**REQUIRED WORK:**
Everything in the listing below from the line containing "What Bokeh code" through the line containing "# baseline compensation" should be repeated exactly; leave out every other line.

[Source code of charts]

------------------------

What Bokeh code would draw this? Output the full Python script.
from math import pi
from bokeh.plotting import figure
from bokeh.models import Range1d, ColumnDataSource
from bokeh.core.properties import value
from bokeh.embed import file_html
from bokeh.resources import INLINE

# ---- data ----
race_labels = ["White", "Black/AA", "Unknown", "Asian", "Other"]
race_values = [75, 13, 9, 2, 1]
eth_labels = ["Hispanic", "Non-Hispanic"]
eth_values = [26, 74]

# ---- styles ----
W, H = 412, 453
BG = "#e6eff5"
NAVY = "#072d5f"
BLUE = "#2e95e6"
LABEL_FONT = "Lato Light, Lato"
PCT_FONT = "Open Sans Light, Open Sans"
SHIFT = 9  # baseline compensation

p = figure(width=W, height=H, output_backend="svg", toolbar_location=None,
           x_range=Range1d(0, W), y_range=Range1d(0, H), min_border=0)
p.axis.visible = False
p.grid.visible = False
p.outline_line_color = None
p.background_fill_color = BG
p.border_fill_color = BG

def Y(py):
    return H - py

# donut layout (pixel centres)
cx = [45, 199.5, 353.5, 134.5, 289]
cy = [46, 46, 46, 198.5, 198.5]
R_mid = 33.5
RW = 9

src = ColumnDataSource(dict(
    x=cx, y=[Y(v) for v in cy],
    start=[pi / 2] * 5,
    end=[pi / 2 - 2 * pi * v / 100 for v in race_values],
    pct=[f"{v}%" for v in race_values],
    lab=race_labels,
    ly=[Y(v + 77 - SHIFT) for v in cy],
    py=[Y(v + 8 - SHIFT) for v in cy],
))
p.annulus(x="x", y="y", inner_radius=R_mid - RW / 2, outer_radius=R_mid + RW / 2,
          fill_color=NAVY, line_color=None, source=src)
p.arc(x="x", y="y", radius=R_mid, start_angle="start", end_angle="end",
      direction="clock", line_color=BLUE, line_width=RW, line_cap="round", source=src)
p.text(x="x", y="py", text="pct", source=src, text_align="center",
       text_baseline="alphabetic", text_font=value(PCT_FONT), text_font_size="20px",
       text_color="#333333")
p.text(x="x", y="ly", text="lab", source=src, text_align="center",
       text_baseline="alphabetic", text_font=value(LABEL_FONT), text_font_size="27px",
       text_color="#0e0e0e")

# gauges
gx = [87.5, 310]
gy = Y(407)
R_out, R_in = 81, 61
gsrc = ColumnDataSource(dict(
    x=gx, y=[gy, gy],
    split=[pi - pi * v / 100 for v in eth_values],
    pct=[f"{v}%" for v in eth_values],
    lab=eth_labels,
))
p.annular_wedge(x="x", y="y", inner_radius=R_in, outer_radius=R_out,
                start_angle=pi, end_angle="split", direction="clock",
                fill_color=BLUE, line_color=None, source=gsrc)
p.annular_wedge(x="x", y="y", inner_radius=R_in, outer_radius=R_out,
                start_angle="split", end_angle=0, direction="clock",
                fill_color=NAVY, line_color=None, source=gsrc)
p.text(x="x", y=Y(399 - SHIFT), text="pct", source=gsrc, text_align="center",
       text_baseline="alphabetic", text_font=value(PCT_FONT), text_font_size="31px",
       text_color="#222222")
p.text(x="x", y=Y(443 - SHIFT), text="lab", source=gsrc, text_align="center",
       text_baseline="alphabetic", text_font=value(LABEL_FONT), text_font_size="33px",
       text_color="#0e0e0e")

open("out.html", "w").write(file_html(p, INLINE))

------------------------

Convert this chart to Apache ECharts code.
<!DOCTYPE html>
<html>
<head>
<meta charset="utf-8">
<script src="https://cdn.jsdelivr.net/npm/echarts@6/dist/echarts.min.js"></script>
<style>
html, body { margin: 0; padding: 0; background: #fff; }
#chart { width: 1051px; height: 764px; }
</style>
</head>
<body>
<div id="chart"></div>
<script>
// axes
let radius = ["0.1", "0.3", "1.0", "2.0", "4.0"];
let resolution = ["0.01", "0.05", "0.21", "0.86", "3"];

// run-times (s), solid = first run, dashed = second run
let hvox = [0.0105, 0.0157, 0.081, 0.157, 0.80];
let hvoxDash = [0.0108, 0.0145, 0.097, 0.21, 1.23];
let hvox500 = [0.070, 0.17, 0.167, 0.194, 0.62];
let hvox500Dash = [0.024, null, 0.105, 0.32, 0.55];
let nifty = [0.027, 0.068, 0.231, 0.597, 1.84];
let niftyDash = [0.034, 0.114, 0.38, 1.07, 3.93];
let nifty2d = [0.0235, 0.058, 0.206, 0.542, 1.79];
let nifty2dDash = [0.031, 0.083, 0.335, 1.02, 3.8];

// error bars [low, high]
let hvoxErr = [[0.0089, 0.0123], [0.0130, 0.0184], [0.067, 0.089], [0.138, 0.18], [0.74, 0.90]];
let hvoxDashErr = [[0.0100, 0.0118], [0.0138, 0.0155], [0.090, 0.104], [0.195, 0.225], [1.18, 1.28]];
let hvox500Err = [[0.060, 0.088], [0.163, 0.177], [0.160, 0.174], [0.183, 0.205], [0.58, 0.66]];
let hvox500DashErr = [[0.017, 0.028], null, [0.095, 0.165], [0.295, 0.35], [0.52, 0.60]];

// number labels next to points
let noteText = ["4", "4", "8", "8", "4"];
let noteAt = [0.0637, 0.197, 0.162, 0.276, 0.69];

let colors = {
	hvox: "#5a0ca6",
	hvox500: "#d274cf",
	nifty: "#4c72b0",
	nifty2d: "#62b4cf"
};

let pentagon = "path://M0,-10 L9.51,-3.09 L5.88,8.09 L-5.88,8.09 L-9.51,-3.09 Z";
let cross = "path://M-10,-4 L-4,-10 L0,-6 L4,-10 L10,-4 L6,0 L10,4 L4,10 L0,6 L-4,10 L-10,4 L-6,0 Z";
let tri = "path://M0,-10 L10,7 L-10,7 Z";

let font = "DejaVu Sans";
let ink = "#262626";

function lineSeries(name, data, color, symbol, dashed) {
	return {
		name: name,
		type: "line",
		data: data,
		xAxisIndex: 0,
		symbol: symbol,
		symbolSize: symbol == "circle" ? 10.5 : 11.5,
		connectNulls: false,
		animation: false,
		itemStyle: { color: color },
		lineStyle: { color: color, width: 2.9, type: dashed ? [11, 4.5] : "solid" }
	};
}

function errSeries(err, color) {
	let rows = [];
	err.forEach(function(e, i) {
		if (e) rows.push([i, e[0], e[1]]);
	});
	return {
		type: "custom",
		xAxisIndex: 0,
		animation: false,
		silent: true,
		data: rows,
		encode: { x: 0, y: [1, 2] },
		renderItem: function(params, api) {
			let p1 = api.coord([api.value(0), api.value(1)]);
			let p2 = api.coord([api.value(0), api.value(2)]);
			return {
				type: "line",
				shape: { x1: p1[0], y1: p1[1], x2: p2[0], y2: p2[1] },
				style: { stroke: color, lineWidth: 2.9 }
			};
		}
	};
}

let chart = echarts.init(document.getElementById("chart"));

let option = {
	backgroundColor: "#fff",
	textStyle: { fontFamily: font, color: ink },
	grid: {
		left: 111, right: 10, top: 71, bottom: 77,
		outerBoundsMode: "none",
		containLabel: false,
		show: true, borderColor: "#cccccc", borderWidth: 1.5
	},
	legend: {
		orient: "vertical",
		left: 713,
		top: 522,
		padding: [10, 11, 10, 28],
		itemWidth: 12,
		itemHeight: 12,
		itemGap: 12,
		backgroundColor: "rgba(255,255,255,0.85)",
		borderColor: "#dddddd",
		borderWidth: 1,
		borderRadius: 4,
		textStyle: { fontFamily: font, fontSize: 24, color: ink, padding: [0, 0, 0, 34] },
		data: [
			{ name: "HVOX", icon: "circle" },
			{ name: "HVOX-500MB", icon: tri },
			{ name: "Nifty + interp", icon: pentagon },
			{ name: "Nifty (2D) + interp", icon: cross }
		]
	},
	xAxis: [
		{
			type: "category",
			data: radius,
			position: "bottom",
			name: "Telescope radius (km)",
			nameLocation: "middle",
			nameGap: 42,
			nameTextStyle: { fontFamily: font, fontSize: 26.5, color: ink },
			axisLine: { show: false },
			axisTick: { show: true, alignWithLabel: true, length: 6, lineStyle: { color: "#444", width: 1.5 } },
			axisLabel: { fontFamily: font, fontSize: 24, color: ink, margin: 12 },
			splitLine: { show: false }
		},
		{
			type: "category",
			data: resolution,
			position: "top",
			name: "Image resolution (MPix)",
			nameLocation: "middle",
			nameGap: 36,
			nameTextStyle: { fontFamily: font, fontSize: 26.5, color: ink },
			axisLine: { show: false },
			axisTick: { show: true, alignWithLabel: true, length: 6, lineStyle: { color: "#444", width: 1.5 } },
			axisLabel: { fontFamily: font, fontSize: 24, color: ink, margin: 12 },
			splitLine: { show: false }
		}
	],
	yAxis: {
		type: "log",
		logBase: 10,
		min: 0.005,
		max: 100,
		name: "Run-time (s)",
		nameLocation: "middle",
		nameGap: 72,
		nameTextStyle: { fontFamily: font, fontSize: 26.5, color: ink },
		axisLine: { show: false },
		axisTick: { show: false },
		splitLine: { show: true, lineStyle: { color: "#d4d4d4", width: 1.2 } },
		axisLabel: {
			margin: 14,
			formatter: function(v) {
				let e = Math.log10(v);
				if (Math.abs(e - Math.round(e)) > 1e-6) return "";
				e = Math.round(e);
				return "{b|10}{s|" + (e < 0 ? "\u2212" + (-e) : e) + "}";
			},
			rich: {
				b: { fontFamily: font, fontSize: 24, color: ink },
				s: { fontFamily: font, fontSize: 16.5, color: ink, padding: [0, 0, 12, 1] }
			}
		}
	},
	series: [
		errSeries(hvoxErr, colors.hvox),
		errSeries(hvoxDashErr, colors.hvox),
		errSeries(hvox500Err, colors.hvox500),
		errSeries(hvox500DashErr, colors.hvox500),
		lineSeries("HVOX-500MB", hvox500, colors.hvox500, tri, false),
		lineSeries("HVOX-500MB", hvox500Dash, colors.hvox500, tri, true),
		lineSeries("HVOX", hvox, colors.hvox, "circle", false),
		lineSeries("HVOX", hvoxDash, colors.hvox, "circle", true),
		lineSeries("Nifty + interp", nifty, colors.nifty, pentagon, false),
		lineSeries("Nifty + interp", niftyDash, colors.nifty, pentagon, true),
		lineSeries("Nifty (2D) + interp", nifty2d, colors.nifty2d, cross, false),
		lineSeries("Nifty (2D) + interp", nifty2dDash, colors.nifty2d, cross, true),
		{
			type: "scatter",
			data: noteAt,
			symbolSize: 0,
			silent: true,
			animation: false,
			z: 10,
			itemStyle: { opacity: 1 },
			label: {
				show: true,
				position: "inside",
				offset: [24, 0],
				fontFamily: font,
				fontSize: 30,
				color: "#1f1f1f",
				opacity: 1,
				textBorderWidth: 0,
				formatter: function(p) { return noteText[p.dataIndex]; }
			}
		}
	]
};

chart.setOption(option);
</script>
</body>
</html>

------------------------

**PROBLEM SOLUTION:**
What Bokeh code would draw this? Output the full Python script.
from math import pi
from bokeh.plotting import figure
from bokeh.models import Range1d, ColumnDataSource
from bokeh.core.properties import value
from bokeh.embed import file_html
from bokeh.resources import INLINE

# ---- data ----
race_labels = ["White", "Black/AA", "Unknown", "Asian", "Other"]
race_values = [75, 13, 9, 2, 1]
eth_labels = ["Hispanic", "Non-Hispanic"]
eth_values = [26, 74]

# ---- styles ----
W, H = 412, 453
BG = "#e6eff5"
NAVY = "#072d5f"
BLUE = "#2e95e6"
LABEL_FONT = "Lato Light, Lato"
PCT_FONT = "Open Sans Light, Open Sans"
SHIFT = 9  # baseline compensation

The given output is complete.